Dr Akiyama and Professor Wiaux are supported by a multidisciplinary team of 10 world-renowned partners from across the world, whose combined expertise will deliver the work.

The funding will see Dr Akiyama move from his present role as a Research Scientist at Massachusetts Institute of Technology (MIT) Haystack Observatory in the USA to Heriot-Watt University in Scotland as part of the scheme which provides long-term funding to talented mid-career researchers.

Using revolutionary imaging technology, the research is expected to transform understanding of the universe's most extreme environments by revealing how black holes behave and evolve across time.

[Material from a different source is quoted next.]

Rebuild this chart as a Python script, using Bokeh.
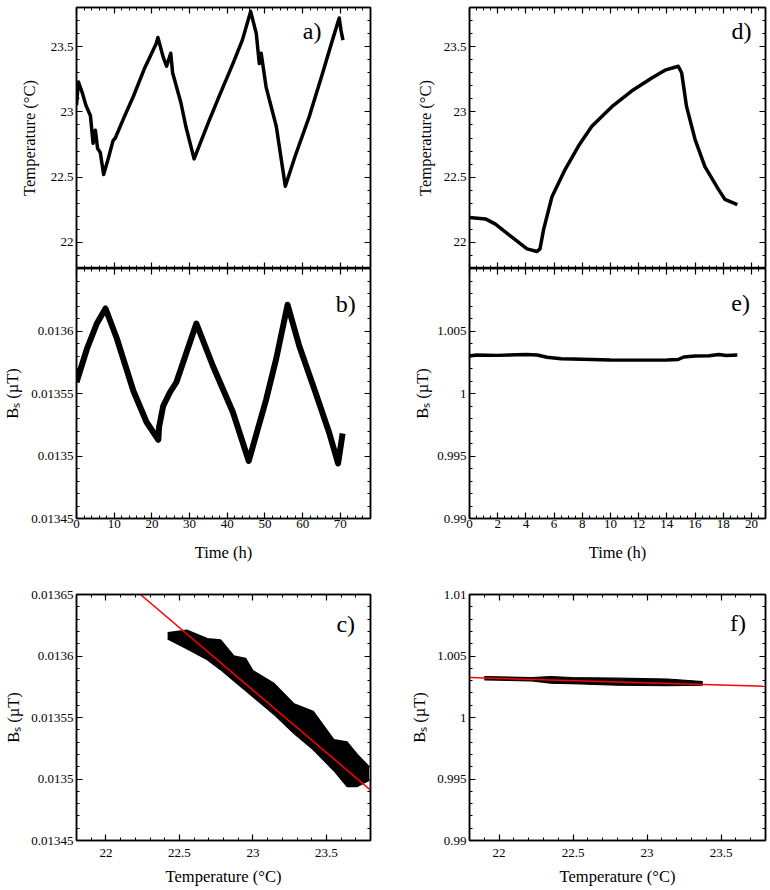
from bokeh.plotting import figure
from bokeh.layouts import column, row
from bokeh.models import (Range1d, LinearAxis, SingleIntervalTicker, CustomJSTickFormatter, Label,
                          CustomLabelingPolicy)
from bokeh.embed import file_html
from bokeh.resources import INLINE

# ---------------- data ----------------
# a) temperature vs time (long run)
t_a = [0, 0.5, 1.5, 2.5, 3.7, 4.4, 5.0, 5.6, 6.3, 7.2, 8.5, 9.7, 10.3, 12.5, 15.1, 18.0,
       21.1, 21.6, 23.0, 23.9, 25.0, 25.5, 27.7, 29.0, 31.2, 35.0, 38.0, 41.5, 44.0, 46.2,
       47.7, 48.5, 49.0, 49.5, 50.3, 53.0, 55.4, 58.0, 61.7, 65.0, 67.9, 69.7, 70.2, 70.7]
T_a = [23.05, 23.23, 23.15, 23.05, 22.97, 22.76, 22.86, 22.72, 22.69, 22.52, 22.65, 22.78,
       22.80, 22.95, 23.12, 23.33, 23.52, 23.57, 23.42, 23.35, 23.45, 23.30, 23.07, 22.89,
       22.64, 22.92, 23.13, 23.37, 23.55, 23.77, 23.60, 23.37, 23.45, 23.35, 23.19, 22.89,
       22.43, 22.66, 22.96, 23.27, 23.55, 23.72, 23.62, 23.55]

# b) field vs time (long run)
t_b = [0, 2.8, 5.4, 7.7, 10.7, 15.1, 18.6, 21.7, 21.9, 23.0, 24.8, 26.5, 29.2, 31.8, 36.2,
       41.5, 45.7, 50.3, 53.0, 56.0, 59.1, 63.5, 67.0, 69.4, 70.6]
B_b = [0.013559, 0.013586, 0.013606, 0.013618, 0.013594, 0.013552, 0.013527, 0.013513,
       0.013523, 0.013540, 0.013551, 0.013559, 0.013583, 0.013606, 0.013572, 0.013535,
       0.013496, 0.013545, 0.013578, 0.013621, 0.013588, 0.013550, 0.013519, 0.013494,
       0.013518]

# c) field vs temperature cloud (upper / lower edge) and linear fit
T_c = [22.42, 22.55, 22.69, 22.78, 22.87, 22.95, 23.0, 23.14, 23.28, 23.41, 23.55, 23.64, 23.71, 23.79]
B_c_up = [0.013619, 0.013621, 0.013614, 0.013613, 0.013600, 0.013598, 0.013588, 0.013578,
          0.013561, 0.013555, 0.013532, 0.013530, 0.013520, 0.013510]
B_c_lo = [0.013614, 0.013606, 0.013597, 0.013589, 0.013580, 0.013572, 0.013567, 0.013553,
          0.013537, 0.013524, 0.013507, 0.013494, 0.013494, 0.013499]
fit_c_T = [22.235, 23.8]
fit_c_B = [0.01365, 0.013491]

# d) temperature vs time (short run)
t_d = [0, 1.13, 1.84, 2.78, 3.49, 4.08, 4.79, 5.0, 5.26, 5.85, 6.79, 7.74, 8.68, 10.1, 11.5,
       12.93, 13.87, 14.81, 15.05, 15.4, 16.0, 16.7, 17.64, 18.12, 19.0]
T_d = [22.19, 22.18, 22.14, 22.06, 22.0, 21.95, 21.93, 21.95, 22.10, 22.35, 22.56, 22.74,
       22.89, 23.04, 23.16, 23.26, 23.32, 23.35, 23.30, 23.04, 22.79, 22.58, 22.41, 22.33, 22.29]

# e) field vs time (short run)
t_e = [0, 0.5, 2, 4, 4.8, 5.5, 6.5, 8, 10, 12, 14, 14.8, 15.2, 16, 17, 17.7, 18.2, 19.0]
B_e = [1.00300, 1.00308, 1.00305, 1.00312, 1.00308, 1.00290, 1.00278, 1.00274, 1.00268,
       1.00267, 1.00268, 1.00272, 1.00292, 1.00300, 1.00302, 1.00312, 1.00304, 1.00308]

# f) field vs temperature cloud and linear fit
T_f = [21.90, 22.0, 22.22, 22.35, 22.49, 22.8, 23.14, 23.376]
B_f_up = [1.00333, 1.00330, 1.00325, 1.00333, 1.00325, 1.00320, 1.00313, 1.00292]
B_f_lo = [1.00306, 1.00303, 1.00298, 1.00279, 1.00276, 1.00263, 1.00258, 1.00263]
fit_f_T = [21.8, 23.8]
fit_f_B = [1.00325, 1.00254]

TEMP_LABEL = "Temperature (°C)"
FIELD_LABEL = "Bₛ (µT)"
TIME_LABEL = "Time (h)"

FONT = "Liberation Serif"
TICK_FS = "13px"
LAB_FS = "16.5px"

HIDE_CODE = """
try {
  for (const i of Array.from(indices)) { indices.unset(i) }
} catch (e) {}
return indices
"""


def formatter(hide_top=None):
    code = ""
    if hide_top is not None:
        code += "if (Math.abs(tick - top) < 1e-9) { return ''; }\n"
    code += "return String(parseFloat(tick.toPrecision(10)));"
    return CustomJSTickFormatter(args=dict(top=hide_top if hide_top is not None else 0), code=code)


def style_axis(ax, show, label=None, standoff=8, hide_top=None, tick_standoff=3):
    ax.major_tick_in = 6
    ax.major_tick_out = 0
    ax.minor_tick_in = 3
    ax.minor_tick_out = 0
    ax.axis_line_width = 1.5
    ax.axis_line_color = "black"
    ax.major_tick_line_color = "black"
    ax.minor_tick_line_color = "black"
    ax.major_tick_line_width = 1.2
    ax.minor_tick_line_width = 1.0
    ax.major_label_text_font = FONT
    ax.major_label_text_color = "black"
    ax.formatter = formatter(hide_top)
    if show:
        ax.major_label_text_font_size = TICK_FS
        ax.major_label_standoff = tick_standoff
    else:
        ax.major_label_text_font_size = "0px"
        ax.major_label_standoff = 0
        ax.major_label_policy = CustomLabelingPolicy(code=HIDE_CODE)
    if label:
        ax.axis_label = label
        ax.axis_label_text_font = FONT
        ax.axis_label_text_font_size = LAB_FS
        ax.axis_label_text_font_style = "normal"
        ax.axis_label_text_color = "black"
        ax.axis_label_standoff = standoff


def make(width, height, xr, yr, xint, xminor, yint, yminor, borders,
         xlabels, xlabel, ylabel, ystand, xstand=6, hide_top=False, xtick_standoff=3):
    left, right, top, bottom = borders
    p = figure(width=width, height=height, x_range=Range1d(*xr), y_range=Range1d(*yr),
               output_backend="svg", toolbar_location=None,
               min_border_left=left, min_border_right=right,
               min_border_top=top, min_border_bottom=bottom)
    p.xgrid.visible = False
    p.ygrid.visible = False
    p.outline_line_color = "black"
    p.outline_line_width = 1.5
    p.background_fill_color = "white"
    p.border_fill_color = "white"
    p.xaxis.ticker = SingleIntervalTicker(interval=xint, num_minor_ticks=xminor)
    p.yaxis.ticker = SingleIntervalTicker(interval=yint, num_minor_ticks=yminor)
    style_axis(p.xaxis[0], xlabels, xlabel, xstand, tick_standoff=xtick_standoff)
    style_axis(p.yaxis[0], True, ylabel, ystand, hide_top=yr[1] if hide_top else None)
    top_ax = LinearAxis(ticker=SingleIntervalTicker(interval=xint, num_minor_ticks=xminor))
    style_axis(top_ax, False)
    p.add_layout(top_ax, "above")
    right_ax = LinearAxis(ticker=SingleIntervalTicker(interval=yint, num_minor_ticks=yminor))
    style_axis(right_ax, False)
    p.add_layout(right_ax, "right")
    return p


def panel_label(p, text, x, y):
    p.add_layout(Label(x=x, y=y, text=text, text_font=FONT, text_font_size="24px",
                       text_align="right", text_baseline="middle", text_color="black"))


LW, RW = 380, 388
H1, H2, H3 = 268, 297, 323

# row 1
pa = make(LW, H1, (0, 78), (21.8, 23.8), 10, 5, 0.5, 5, (76, 10, 7, 0),
          False, None, TEMP_LABEL, 9)
pa.line(t_a, T_a, line_color="black", line_width=3.5, line_join="round")
panel_label(pa, "a)", 65, 23.62)

pd = make(RW, H1, (0, 21), (21.8, 23.8), 2, 4, 0.5, 5, (89, 3, 7, 0),
          False, None, TEMP_LABEL, 6)
pd.line(t_d, T_d, line_color="black", line_width=3.5, line_join="round")
panel_label(pd, "d)", 20.0, 23.62)

# row 2
pb = make(LW, H2, (0, 78), (0.01345, 0.01365), 10, 5, 0.00005, 5, (76, 10, 0, 47),
          True, TIME_LABEL, FIELD_LABEL, 6, xstand=12, hide_top=True, xtick_standoff=1)
pb.line(t_b, B_b, line_color="black", line_width=6, line_join="round")
panel_label(pb, "b)", 74.1, 0.013622)

pe = make(RW, H2, (0, 21), (0.99, 1.01), 2, 4, 0.005, 5, (89, 3, 0, 47),
          True, TIME_LABEL, FIELD_LABEL, 2, xstand=12, hide_top=True, xtick_standoff=1)
pe.line(t_e, B_e, line_color="black", line_width=3.5, line_join="round")
panel_label(pe, "e)", 19.9, 1.00721)

# row 3
pc = make(LW, H3, (21.8, 23.8), (0.01345, 0.01365), 0.5, 5, 0.00005, 5, (76, 10, 29, 48),
          True, TEMP_LABEL, FIELD_LABEL, 5, xstand=7, xtick_standoff=8)
pc.varea(x=T_c, y1=B_c_lo, y2=B_c_up, fill_color="black")
pc.line(T_c, B_c_up, line_color="black", line_width=1.5, line_join="round")
pc.line(T_c, B_c_lo, line_color="black", line_width=1.5, line_join="round")
pc.line(fit_c_T, fit_c_B, line_color="#ff0000", line_width=1.5)
panel_label(pc, "c)", 23.695, 0.013626)

pf = make(RW, H3, (21.8, 23.8), (0.99, 1.01), 0.5, 5, 0.005, 5, (89, 3, 29, 48),
          True, TEMP_LABEL, FIELD_LABEL, 5, xstand=7, xtick_standoff=8)
pf.varea(x=T_f, y1=B_f_lo, y2=B_f_up, fill_color="black")
pf.line(T_f, B_f_up, line_color="black", line_width=1.2, line_join="round")
pf.line(T_f, B_f_lo, line_color="black", line_width=1.2, line_join="round")
pf.line(fit_f_T, fit_f_B, line_color="#ff0000", line_width=1.5)
panel_label(pf, "f)", 23.668, 1.0077)

layout = column(row(pa, pd, spacing=0), row(pb, pe, spacing=0), row(pc, pf, spacing=0), spacing=0)

with open("out.html", "w") as fh:
    fh.write(file_html(layout, INLINE, title="plot"))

Black holes are cosmic laboratories where gravity results as a byproduct of the warping of spacetime. Gas swirling around them is heated to extreme temperatures and accelerated to nearly light speed, generating powerful jets of magnetised plasma that are thought to influence the form of the largest scale structures in the universe.

The new research builds on the 2019 and 2022 photographs of two supermassive black holes, M87* and Sagittarius A*, which captivated billions of people worldwide and opened an entirely new scientific area which uses imaging to study gravity and black holes.